Stated goal >> Find the lines with the string "this" and return them.
-- START Dataset excerpts --
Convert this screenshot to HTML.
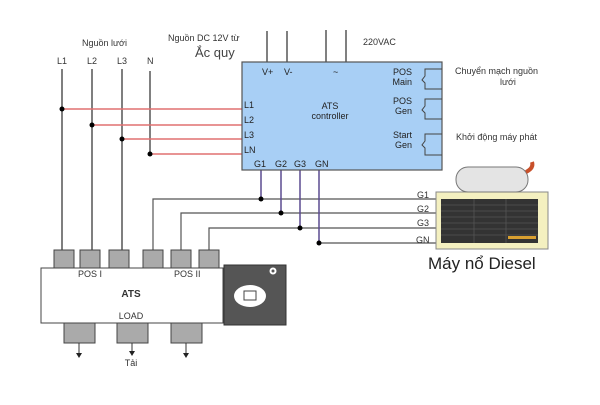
-- END Dataset excerpts --
-- START Dataset excerpts --
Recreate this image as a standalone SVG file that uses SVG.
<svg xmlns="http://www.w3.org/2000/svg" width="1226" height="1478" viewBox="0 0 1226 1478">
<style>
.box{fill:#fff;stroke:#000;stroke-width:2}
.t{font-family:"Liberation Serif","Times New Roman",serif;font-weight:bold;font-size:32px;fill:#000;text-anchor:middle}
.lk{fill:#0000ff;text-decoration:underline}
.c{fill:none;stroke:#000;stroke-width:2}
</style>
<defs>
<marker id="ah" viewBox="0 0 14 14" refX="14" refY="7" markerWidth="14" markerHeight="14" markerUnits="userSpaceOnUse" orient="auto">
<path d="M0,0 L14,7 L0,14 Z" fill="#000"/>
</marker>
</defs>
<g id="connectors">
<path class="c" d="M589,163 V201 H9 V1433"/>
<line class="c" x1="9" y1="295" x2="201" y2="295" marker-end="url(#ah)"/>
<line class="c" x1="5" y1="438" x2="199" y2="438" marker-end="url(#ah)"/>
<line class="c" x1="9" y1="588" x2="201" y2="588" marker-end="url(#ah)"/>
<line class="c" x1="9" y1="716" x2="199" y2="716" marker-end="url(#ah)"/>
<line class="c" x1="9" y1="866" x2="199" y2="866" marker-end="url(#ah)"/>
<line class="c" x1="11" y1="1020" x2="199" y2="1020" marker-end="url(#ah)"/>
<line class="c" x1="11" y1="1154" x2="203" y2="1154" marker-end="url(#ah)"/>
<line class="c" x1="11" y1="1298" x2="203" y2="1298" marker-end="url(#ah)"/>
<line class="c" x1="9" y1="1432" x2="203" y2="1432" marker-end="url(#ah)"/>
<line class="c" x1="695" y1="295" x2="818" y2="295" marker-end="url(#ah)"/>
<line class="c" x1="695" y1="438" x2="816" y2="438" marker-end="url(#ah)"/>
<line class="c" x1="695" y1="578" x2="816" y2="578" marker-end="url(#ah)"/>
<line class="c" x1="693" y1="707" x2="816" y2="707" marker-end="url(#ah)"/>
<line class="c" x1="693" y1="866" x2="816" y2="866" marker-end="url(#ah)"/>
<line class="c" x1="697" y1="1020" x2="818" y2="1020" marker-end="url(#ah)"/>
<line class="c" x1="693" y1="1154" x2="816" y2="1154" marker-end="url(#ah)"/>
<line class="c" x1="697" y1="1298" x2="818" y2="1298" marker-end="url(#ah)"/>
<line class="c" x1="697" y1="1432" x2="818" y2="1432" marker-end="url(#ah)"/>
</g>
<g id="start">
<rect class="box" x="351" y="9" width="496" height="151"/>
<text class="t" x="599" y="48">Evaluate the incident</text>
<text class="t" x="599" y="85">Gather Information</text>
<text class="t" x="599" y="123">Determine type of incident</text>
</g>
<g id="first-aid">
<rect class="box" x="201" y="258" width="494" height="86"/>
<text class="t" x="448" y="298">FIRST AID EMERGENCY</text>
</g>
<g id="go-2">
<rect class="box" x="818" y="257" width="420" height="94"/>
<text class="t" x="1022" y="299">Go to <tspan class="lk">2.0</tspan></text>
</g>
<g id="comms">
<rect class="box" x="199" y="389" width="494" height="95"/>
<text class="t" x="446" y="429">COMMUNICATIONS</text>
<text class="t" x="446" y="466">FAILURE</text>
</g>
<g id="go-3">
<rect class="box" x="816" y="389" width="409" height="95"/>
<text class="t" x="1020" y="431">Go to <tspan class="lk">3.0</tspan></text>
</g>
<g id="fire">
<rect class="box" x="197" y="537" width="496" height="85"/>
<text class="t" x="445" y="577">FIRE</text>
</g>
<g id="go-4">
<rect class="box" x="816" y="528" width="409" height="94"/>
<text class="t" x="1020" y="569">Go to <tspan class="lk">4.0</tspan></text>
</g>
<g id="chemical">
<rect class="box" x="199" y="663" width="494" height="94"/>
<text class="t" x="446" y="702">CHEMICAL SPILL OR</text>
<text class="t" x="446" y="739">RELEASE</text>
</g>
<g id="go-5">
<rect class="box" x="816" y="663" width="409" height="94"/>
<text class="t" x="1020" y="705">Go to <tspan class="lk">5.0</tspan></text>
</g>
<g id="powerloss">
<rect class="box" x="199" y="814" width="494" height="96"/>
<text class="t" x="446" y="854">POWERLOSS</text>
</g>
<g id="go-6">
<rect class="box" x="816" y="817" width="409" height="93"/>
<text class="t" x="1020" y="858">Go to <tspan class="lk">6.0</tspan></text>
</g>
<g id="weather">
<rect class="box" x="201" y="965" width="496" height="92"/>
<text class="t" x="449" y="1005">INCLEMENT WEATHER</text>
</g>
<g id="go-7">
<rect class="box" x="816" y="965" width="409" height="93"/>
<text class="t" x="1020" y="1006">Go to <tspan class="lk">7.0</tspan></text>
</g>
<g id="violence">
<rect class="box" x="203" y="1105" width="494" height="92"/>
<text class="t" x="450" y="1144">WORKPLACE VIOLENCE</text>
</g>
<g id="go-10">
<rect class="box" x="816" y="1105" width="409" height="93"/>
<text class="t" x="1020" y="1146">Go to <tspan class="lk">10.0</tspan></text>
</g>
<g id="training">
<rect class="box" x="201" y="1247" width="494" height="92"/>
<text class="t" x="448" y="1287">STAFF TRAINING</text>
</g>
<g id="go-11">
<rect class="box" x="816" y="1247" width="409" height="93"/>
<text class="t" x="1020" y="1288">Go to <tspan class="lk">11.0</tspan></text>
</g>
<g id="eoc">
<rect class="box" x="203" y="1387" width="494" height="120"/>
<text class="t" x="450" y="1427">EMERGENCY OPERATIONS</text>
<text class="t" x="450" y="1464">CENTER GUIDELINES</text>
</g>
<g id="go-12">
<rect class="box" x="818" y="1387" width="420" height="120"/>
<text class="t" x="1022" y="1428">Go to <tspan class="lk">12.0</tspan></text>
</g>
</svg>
-- END Dataset excerpts --
Expected output >>
Convert this screenshot to HTML.
Recreate this image as a standalone SVG file that uses SVG.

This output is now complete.